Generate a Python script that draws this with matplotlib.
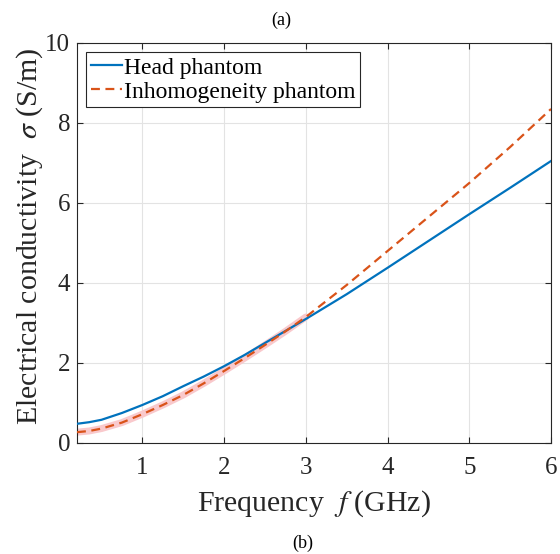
import matplotlib.pyplot as plt
import numpy as np

plt.rcParams['font.family'] = ['Liberation Serif', 'DejaVu Serif']
plt.rcParams['mathtext.fontset'] = 'stix'

# conductivity vs frequency
freq = [0.2, 0.35, 0.5, 0.75, 1.0, 1.25, 1.5, 1.75, 2.0, 2.25, 2.5, 2.75,
        3.0, 3.5, 4.0, 4.5, 5.0, 5.5, 6.0]
sigma_head = [0.48, 0.52, 0.58, 0.75, 0.95, 1.17, 1.42, 1.66, 1.92, 2.20, 2.50, 2.80,
              3.10, 3.72, 4.38, 5.05, 5.72, 6.38, 7.05]
sigma_inhom = [0.27, 0.30, 0.36, 0.51, 0.72, 0.95, 1.20, 1.49, 1.80, 2.12, 2.45, 2.79,
               3.15, 3.95, 4.80, 5.65, 6.50, 7.40, 8.35]
fit_end = 3.0

fig = plt.figure(figsize=(5.6, 5.54), dpi=100)
ax = fig.add_axes([0.1375, 0.2004, 0.8465, 0.722])

f = np.array(freq)
s2 = np.array(sigma_inhom)
m = f <= fit_end
ax.plot(f[m], s2[m], color='#f9c9cc', lw=5, solid_capstyle='round', zorder=2)
ax.plot(freq, sigma_head, color='#0072BD', lw=1.6, label='Head phantom', zorder=3)
ax.plot(freq, sigma_inhom, color='#D95319', lw=1.6, ls=(0, (4, 2.5)),
        label='Inhomogeneity phantom', zorder=4)

ax.set_xlim(0.2, 6)
ax.set_ylim(0, 10)
ax.set_xticks([1, 2, 3, 4, 5, 6])
ax.set_yticks([0, 2, 4, 6, 8, 10])
ax.grid(True, color='#e3e3e3', lw=0.8)
ax.set_axisbelow(True)
ax.tick_params(direction='in', length=4, width=0.8, top=True, right=True,
               labelsize=18, colors='#262626')
ax.tick_params(axis='x', pad=10)
ax.tick_params(axis='y', pad=5)
for sp in ax.spines.values():
    sp.set_color('#262626')
    sp.set_linewidth(0.8)

ax.set_xlabel('Frequency  $f$ (GHz)', fontsize=21.5, color='#262626', labelpad=7)
ax.set_ylabel('Electrical conductivity  $\\sigma$ (S/m)', fontsize=21.5,
              color='#262626', labelpad=0)
ax.yaxis.label.set_y(0.517)

leg = ax.legend(loc='upper left', fontsize=17, fancybox=False, framealpha=1,
                edgecolor='#262626', borderpad=0.2, labelspacing=0.1,
                handlelength=1.3, handletextpad=0.1, borderaxespad=0.4)
leg.get_frame().set_linewidth(0.8)

fig.text(0.503, 0.964, '(a)', ha='center', va='center', fontsize=13)
fig.text(0.541, 0.02, '(b)', ha='center', va='center', fontsize=13)

fig.savefig('out.png', dpi=100)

— WHAT THE TASK REQUIRES —
Find the word "matplotlib" in the data and show each line that holds it.

— ANSWER IN FULL —
Generate a Python script that draws this with matplotlib.
import matplotlib.pyplot as plt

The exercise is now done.